A Style is Worth One Code: Unlocking Code-to-Style Image Generation with Discrete Style Space
Abstract
Innovative visual stylization is a cornerstone of artistic creation, yet generating novel and consistent visual styles remains a significant challenge. Existing generative approaches typically rely on lengthy textual prompts, reference images, or parameter-efficient fine-tuning to guide style-aware image generation, but often struggle with style consistency, limited creativity, and complex style representations. In this paper, we consider the code-to-style image generation task, which aims to produce images with novel and consistent visual styles specified by only a numerical code. To date, this field has only been primarily explored by the industry (e.g., Midjourney), with no open-source research from the academic community. To fill this gap, we propose CoTyle, the first open-source method for this task. Specifically, we first train a discrete style codebook from a collection of images to extract style embeddings. These embeddings serve as conditions for a text-to-image diffusion model (T2I-DM) to generate stylistic images. Subsequently, we train an autoregressive style generator on the discrete style embeddings to model their distribution, allowing the synthesis of novel style embeddings.
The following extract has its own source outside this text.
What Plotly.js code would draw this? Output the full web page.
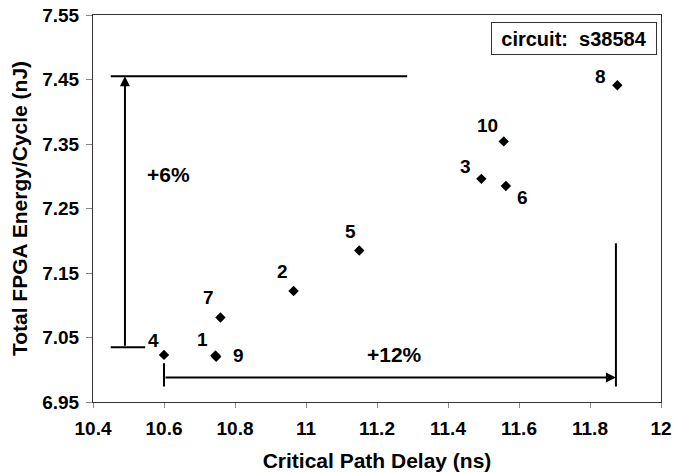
<!DOCTYPE html>
<html>
<head>
<meta charset="utf-8">
<script src="https://cdn.plot.ly/plotly-3.0.1.min.js"></script>
<style>html,body{margin:0;padding:0;background:#fff;}#chart{width:673px;height:472px;}
#chart svg text{font-weight:bold !important;}</style>
</head>
<body>
<div id="chart"></div>
<script>
// Data
const pointLabels = ['4', '1', '9', '7', '2', '5', '3', '6', '10', '8'];
const delayNs = [10.60, 10.745, 10.747, 10.759, 10.965, 11.150, 11.494, 11.563, 11.557, 11.877];
const energyNJ = [7.023, 7.022, 7.020, 7.081, 7.122, 7.185, 7.296, 7.285, 7.354, 7.441];

// Bracket/annotation guides (data units)
const energyBracketY = [7.035, 7.455];
const energyBracketX = [10.45, 10.49, 10.547, 11.285];
const delayBracketX = [10.60, 11.873];
const delayBracketY = [6.988, 6.974, 7.010, 7.196];
const pctLabels = ['+6%', '+12%'];
const pctX = [10.613, 11.248];
const pctY = [7.303, 7.024];
const circuitName = 'circuit:  s38584';

// Label pixel offsets (style)
const labelDx = [-11, -13, 22, -12, -11, -9, -16, 17, -16, -17];
const labelDy = [-14, -16, -1, -20, -20, -19, -12, 12, -16, -9];

const FONT = 'Liberation Sans, Arial, Helvetica, sans-serif';
const black = '#000';

const traces = [
  {
    type: 'scatter', mode: 'markers', x: delayNs, y: energyNJ,
    marker: {symbol: 'diamond', size: 8, color: black},
    hoverinfo: 'x+y', showlegend: false
  },
  {type: 'scatter', mode: 'lines', x: [energyBracketX[0], energyBracketX[3]], y: [energyBracketY[1], energyBracketY[1]],
   line: {color: black, width: 2}, showlegend: false, hoverinfo: 'skip'},
  {type: 'scatter', mode: 'lines', x: [energyBracketX[0], energyBracketX[2]], y: [energyBracketY[0], energyBracketY[0]],
   line: {color: black, width: 2}, showlegend: false, hoverinfo: 'skip'},
  {type: 'scatter', mode: 'lines', x: [delayBracketX[0], delayBracketX[0]], y: [delayBracketY[1], delayBracketY[2]],
   line: {color: black, width: 2}, showlegend: false, hoverinfo: 'skip'},
  {type: 'scatter', mode: 'lines', x: [delayBracketX[1], delayBracketX[1]], y: [delayBracketY[1], delayBracketY[3]],
   line: {color: black, width: 2}, showlegend: false, hoverinfo: 'skip'}
];

const annotations = [];
pointLabels.forEach((t, i) => {
  annotations.push({
    x: delayNs[i], y: energyNJ[i], xref: 'x', yref: 'y', text: t, showarrow: false,
    xanchor: 'center', yanchor: 'middle', xshift: labelDx[i], yshift: -labelDy[i],
    font: {family: FONT, size: 19, color: black, weight: 'bold'}
  });
});
annotations.push({
  x: energyBracketX[1], y: energyBracketY[1], ax: energyBracketX[1], ay: energyBracketY[0],
  xref: 'x', yref: 'y', axref: 'x', ayref: 'y', text: '', showarrow: true,
  arrowhead: 2, arrowsize: 1, arrowwidth: 2, arrowcolor: black, standoff: 0
});
annotations.push({
  x: delayBracketX[1], y: delayBracketY[0], ax: delayBracketX[0], ay: delayBracketY[0],
  xref: 'x', yref: 'y', axref: 'x', ayref: 'y', text: '', showarrow: true,
  arrowhead: 2, arrowsize: 1, arrowwidth: 2, arrowcolor: black, standoff: 0
});
pctLabels.forEach((t, i) => {
  annotations.push({
    x: pctX[i], y: pctY[i], xref: 'x', yref: 'y', text: t, showarrow: false,
    xanchor: 'center', yanchor: 'middle',
    font: {family: FONT, size: 21, color: black, weight: 'bold'}
  });
});
annotations.push({
  x: 0.846, y: 0.938, xref: 'paper', yref: 'paper', text: circuitName, showarrow: false,
  xanchor: 'center', yanchor: 'middle', width: 162, height: 29, borderpad: 1,
  bordercolor: '#333', borderwidth: 1, bgcolor: '#fff',
  font: {family: FONT, size: 20, color: black, weight: 'bold'}
});

const layout = {
  width: 673, height: 472,
  margin: {l: 93, r: 12, t: 15, b: 70},
  paper_bgcolor: '#fff', plot_bgcolor: '#fff',
  font: {family: FONT, color: black},
  showlegend: false,
  xaxis: {
    range: [10.4, 12], tick0: 10.4, dtick: 0.2, showgrid: false, zeroline: false,
    showline: true, linecolor: '#333', linewidth: 1, mirror: true,
    ticks: 'outside', ticklen: 5, tickcolor: '#888', ticklabelstandoff: 4,
    tickfont: {family: FONT, size: 19, color: black, weight: 'bold'},
    title: {text: 'Critical Path Delay (ns)', font: {family: FONT, size: 21, color: black, weight: 'bold'}, standoff: 16}
  },
  yaxis: {
    range: [6.95, 7.55], tick0: 6.95, dtick: 0.1, tickformat: '.2f', showgrid: false, zeroline: false,
    showline: true, linecolor: '#333', linewidth: 1, mirror: true,
    ticks: 'outside', ticklen: 6, tickcolor: '#888', ticklabelstandoff: 3,
    tickfont: {family: FONT, size: 19, color: black, weight: 'bold'},
    title: {text: 'Total FPGA Energy/Cycle (nJ)', font: {family: FONT, size: 21, color: black, weight: 'bold'}, standoff: 8}
  },
  annotations: annotations
};

Plotly.newPlot('chart', traces, layout, {displayModeBar: false, staticPlot: true});
</script>
</body>
</html>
During inference, a numerical style code is mapped to a unique style embedding by the style generator, and this embedding guides the T2I-DM to generate images in the corresponding style. Extensive experiments validate that CoTyle effectively converts a numerical code into a style controller, demonstrating a style is worth one code. Compared to existing methods, the stylized images generated by our method are more diverse and consistent, unlocking a vast space of reproducible styles from minimal input.